The midpoint formula is a useful tool in geometry. It's used to find the point exactly halfway between two other points on a Cartesian plane.
Imagine a line segment that connects the two points \((-1, 2)\) and \((5, 4)\). To find the midpoint of this line segment, you apply the midpoint formula: \[ M = \left(\frac{x_1 + x_2}{2}, \frac{y_1 + y_2}{2}\right) \] Here, \(x_1\) and \(y_1\) are the coordinates of the first point, and \(x_2\) and \(y_2\) are the coordinates of the second point.
So, substitute the given values into the formula: \[ M = \left(\frac{-1 + 5}{2}, \frac{2 + 4}{2}\right) = \left(\frac{4}{2}, \frac{6}{2}\right) = (2, 3) \] This results in the midpoint \((2, 3)\).
What this means is that if you travel from \((-1, 2)\) to \((5, 4)\), \((2, 3)\) is the exact halfway point on your journey.
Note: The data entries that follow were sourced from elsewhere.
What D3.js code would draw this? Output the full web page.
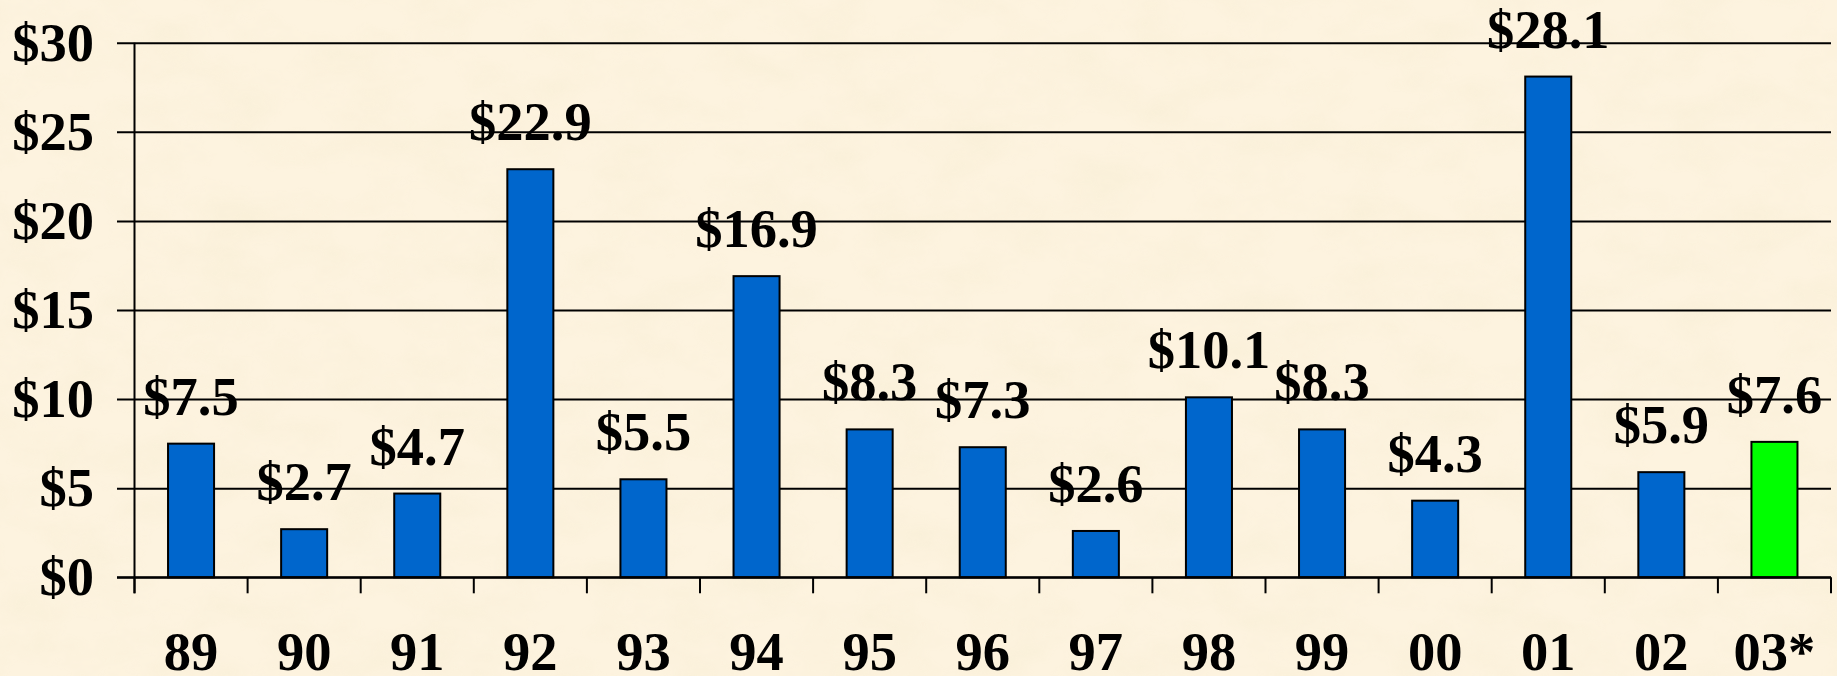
<!DOCTYPE html>
<html>
<head>
<meta charset="utf-8">
<script src="https://cdn.jsdelivr.net/npm/d3@7"></script>
<style>
  html, body { margin: 0; padding: 0; background: #fbf1da; }
  svg { display: block; }
  text { font-family: "Liberation Serif", "Times New Roman", serif; font-weight: bold; fill: #000; }
</style>
</head>
<body>
<svg id="chart" width="1837" height="676"></svg>
<script>
const categories = ["89","90","91","92","93","94","95","96","97","98","99","00","01","02","03*"];
const values = [7.5, 2.7, 4.7, 22.9, 5.5, 16.9, 8.3, 7.3, 2.6, 10.1, 8.3, 4.3, 28.1, 5.9, 7.6];
const valueLabels = ["$7.5","$2.7","$4.7","$22.9","$5.5","$16.9","$8.3","$7.3","$2.6","$10.1","$8.3","$4.3","$28.1","$5.9","$7.6"];
const highlighted = ["03*"];
const yTicks = [0, 5, 10, 15, 20, 25, 30];
const yTickLabels = ["$0","$5","$10","$15","$20","$25","$30"];

const W = 1837, H = 676;
const FS = 54.5;
const svg = d3.select("#chart");

// parchment background texture
const defs = svg.append("defs");
const f = defs.append("filter").attr("id", "parch").attr("x", 0).attr("y", 0).attr("width", "100%").attr("height", "100%");
f.append("feTurbulence").attr("type", "fractalNoise").attr("baseFrequency", "0.015 0.025").attr("numOctaves", 4).attr("seed", 3).attr("result", "n");
f.append("feColorMatrix").attr("in", "n").attr("type", "matrix")
  .attr("values", "0 0 0 0 0.93  0 0 0 0 0.85  0 0 0 0 0.66  0 0 0 -1.6 1.0");
svg.append("rect").attr("width", W).attr("height", H).attr("fill", "#fdf3df");
svg.append("rect").attr("width", W).attr("height", H).attr("filter", "url(#parch)").attr("opacity", 0.6);

const x0 = 134.5, x1 = 1831, yBase = 577.3, yTop = 42.7;
const x = d3.scaleBand().domain(categories).range([x0, x1]).paddingInner(0.593).paddingOuter(0.2965);
const y = d3.scaleLinear().domain([0, 30]).range([yBase, yTop]);

// gridlines with outward ticks
const yAxis = d3.axisLeft(y).tickValues(yTicks).tickSize(-(x1 - x0)).tickFormat("");
const gy = svg.append("g").attr("transform", `translate(${x0},0)`).call(yAxis);
gy.select(".domain").remove();
gy.selectAll(".tick line").attr("x1", -17.5).attr("stroke", "#000").attr("stroke-width", 2);

// y tick labels
svg.append("g").selectAll("text").data(yTicks).join("text")
  .attr("x", 94).attr("y", d => y(d) + 18)
  .attr("text-anchor", "end").attr("font-size", FS)
  .text((d, i) => yTickLabels[i]);

// y axis line
svg.append("line").attr("x1", x0).attr("x2", x0).attr("y1", yTop).attr("y2", yBase + 16)
  .attr("stroke", "#000").attr("stroke-width", 2);

// bars
svg.append("g").selectAll("rect").data(values).join("rect")
  .attr("x", (d, i) => x(categories[i]))
  .attr("width", x.bandwidth())
  .attr("y", d => y(d))
  .attr("height", d => yBase - y(d))
  .attr("fill", (d, i) => highlighted.includes(categories[i]) ? "#00ff00" : "#0066cc")
  .attr("stroke", "#000").attr("stroke-width", 2);

// x axis line + boundary ticks
svg.append("line").attr("x1", x0 - 17.5).attr("x2", x1).attr("y1", yBase).attr("y2", yBase)
  .attr("stroke", "#000").attr("stroke-width", 2);
const bounds = categories.map(c => x(c) - x.step() * x.paddingOuter()).concat([x1]);
svg.append("g").selectAll("line").data(bounds).join("line")
  .attr("x1", d => d).attr("x2", d => d).attr("y1", yBase).attr("y2", yBase + 16)
  .attr("stroke", "#000").attr("stroke-width", 2);

// x labels
svg.append("g").selectAll("text").data(categories).join("text")
  .attr("x", d => x(d) + x.bandwidth() / 2).attr("y", 670)
  .attr("text-anchor", "middle").attr("font-size", FS)
  .text(d => d);

// value labels
svg.append("g").selectAll("text").data(values).join("text")
  .attr("x", (d, i) => x(categories[i]) + x.bandwidth() / 2)
  .attr("y", d => y(d) - 29)
  .attr("text-anchor", "middle").attr("font-size", FS)
  .text((d, i) => valueLabels[i]);
</script>
</body>
</html>
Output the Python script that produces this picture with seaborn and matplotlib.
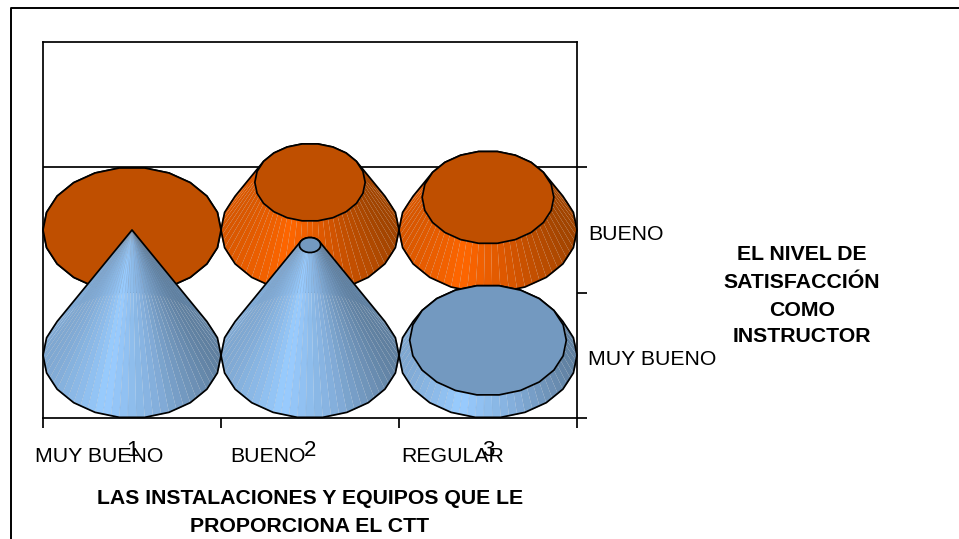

Plotting points on a Cartesian plane is a foundational skill in mathematics. It helps visualize relationships between numbers and understand spatial concepts better.
When you plot a point like \((-1, 2)\), it involves:

• Moving left or right according to the x-value. For \(-1\), you move left, since it's negative.
• Moving up or down according to the y-value. For \(+2\), it's up.

Similarly, to plot \((5, 4)\), you would:

• Move 5 units to the right (since it's positive).
• Move 4 units up (again, positive value).
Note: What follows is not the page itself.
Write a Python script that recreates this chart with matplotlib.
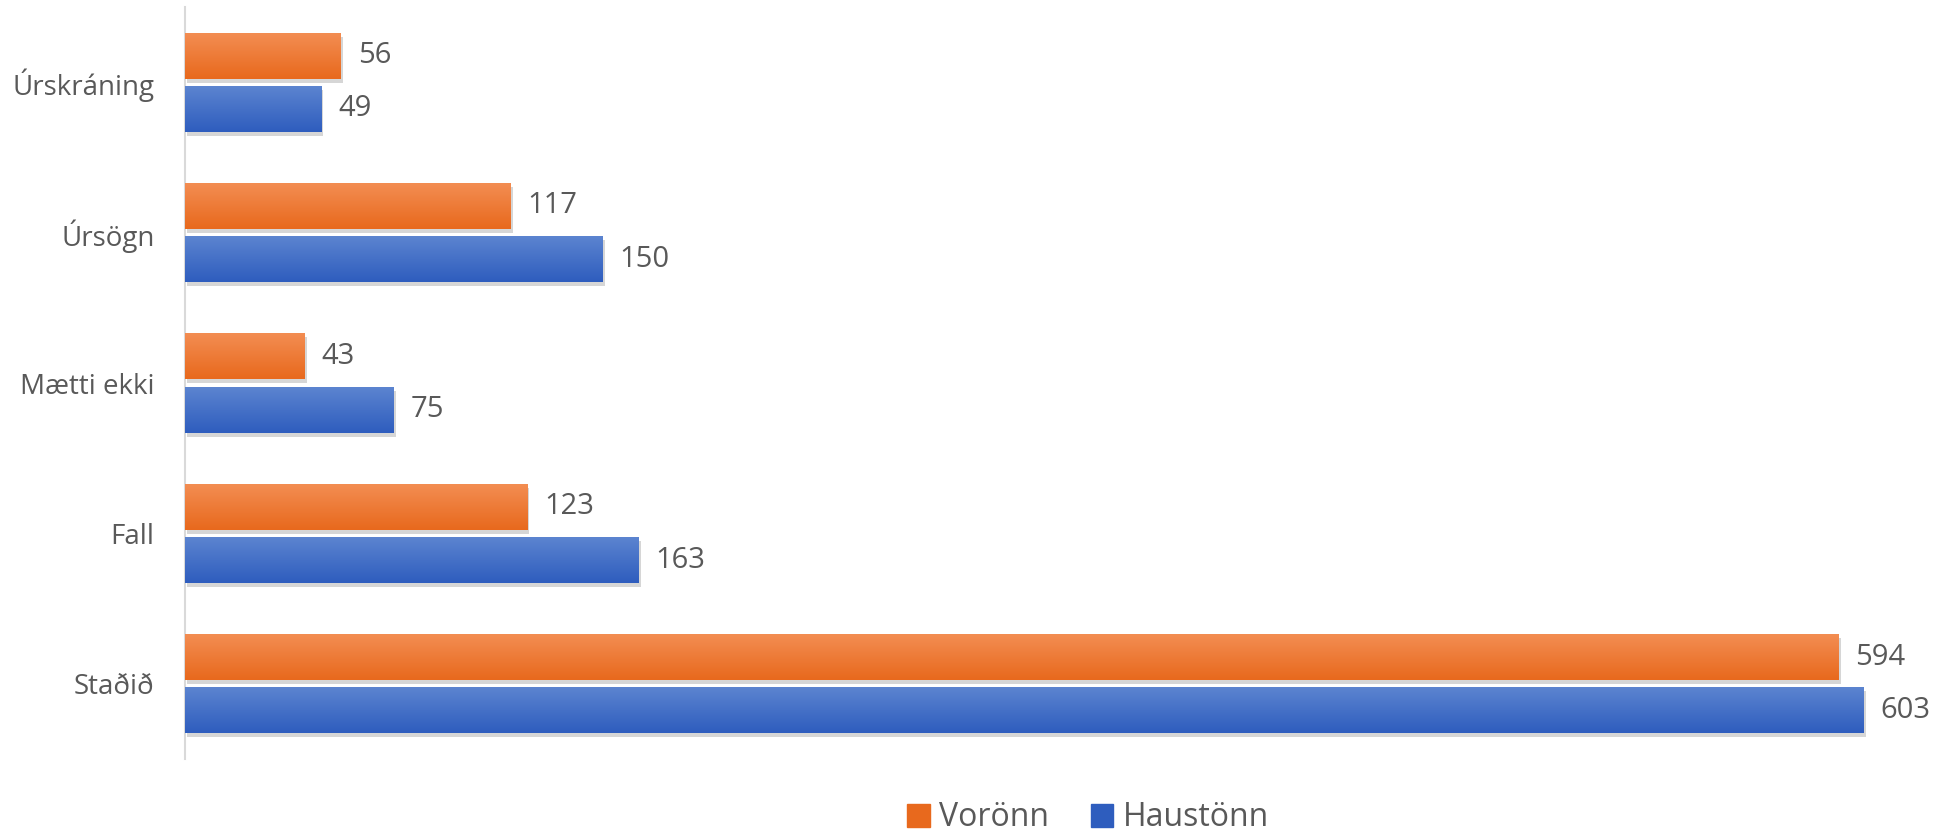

By marking these positions, you're effectively drawing an invisible line on the graph-paper-like grid of the Cartesian plane. It's crucial to get accurate plots because they set up every further calculation, such as those needed for distance or midpoints.

The Cartesian plane is a powerful mathematical tool used for plotting and analyzing points in space. It's essentially a flat surface made up of two lines that intersect at right angles.
The horizontal line is called the x-axis, and it runs left to right. The vertical line is the y-axis, going up and down.
The point where these axes intersect is called the origin, labeled as \(0, 0\).
Each point on the plane is defined by a pair of numbers written as \(x, y\).
This unique system allows each point to be placed in a specific location:

• The x-value shows how far from the y-axis the point is horizontally.
• The y-value indicates the point's vertical distance from the x-axis.

Using the Cartesian plane, complex mathematical and real-world problems can be visualized and solved. For example, by plotting points like \((-1, 2)\) and \((5, 4)\), you can easily calculate distances or find midpoints.